Donahue’s coaching philosophy materialized the most in his 10 years at Penn. He was an assistant under current Temple head coach Fran Dunphy, and worked alongside current Lafayette head coach Fran O’Hanlon. Donahue credits O’Hanlon as his main coaching influence.
“I developed a relationship with him on the playground playing ball with him down on the Jersey Shore,” Donahue said. “We always talked about difference [aspects of coaching]. … We just talked about the way we played ball during our pick up games.”
And it was with O’Hanlon that Donahue advanced his concept of spreading the floor and moving the ball that the Red now uses.
“I have guys who really know how to utilize the space and share the ball,” Donahue said. “As opposed to giving them a set and telling them, ‘This is where the ball should go,’ I try to tell them how to play basketball and read defenses and take what they give you within the structure. That’s the makes a team hardest to defend — if you have five guys who know how to read what you’re doing.”
Nowhere was this more evident than during Cornell’s 66-45 win at Yale last weekend. Often, the offense would set up four players around the perimeter. The post man would pop out and set a ball screen for the point guard, which would open him up to the options of hitting the screener as he rolled off the pick to the basket, rotating it around the perimeter, driving and kicking it out, or hitting a cutter along the baseline.
“I wanted to give them more ‘let’s play basketball’ type of reads,” Donahue said.

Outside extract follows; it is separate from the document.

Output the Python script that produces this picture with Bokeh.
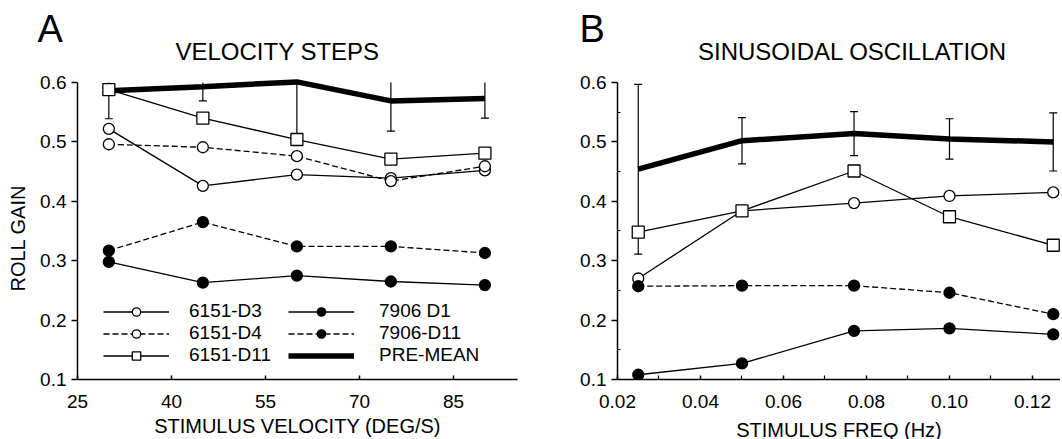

But more than any type of specific strategy, Donahue emphasizes character. His recruiting has brought Cornell to a place where it is competing for an Ivy title, and Donahue continues attributes much of that to what he calls “energy givers” — guys who are unselfish and will always put the team and a positive attitude first — instead of “energy drainers.”
“I didn’t get into this to just win basketball games,” he said. “I want to be around good people, I’m selfish. I want to enjoy my life and have other guys have great college experiences. I’m going to be sending a bad message if I’m bringing in a kid that I know our guys are going to question his character, but he’s a good basketball player.”
And if that means not being buddy-buddy with all the players, so be it. He knows that’s more the assistant’s role since he’s been there before.
“My role in their life is to help them mature as much as they can and give them a great college experience and I don’t think I could do that if I was their buddy,” he said. “I think there’s a line there that they have to understand.”
As for the competition, “[i­­t] tears you up,” he said. “But it never affected how I felt about this school. We’re not there yet, we’re still climbing that mountain.”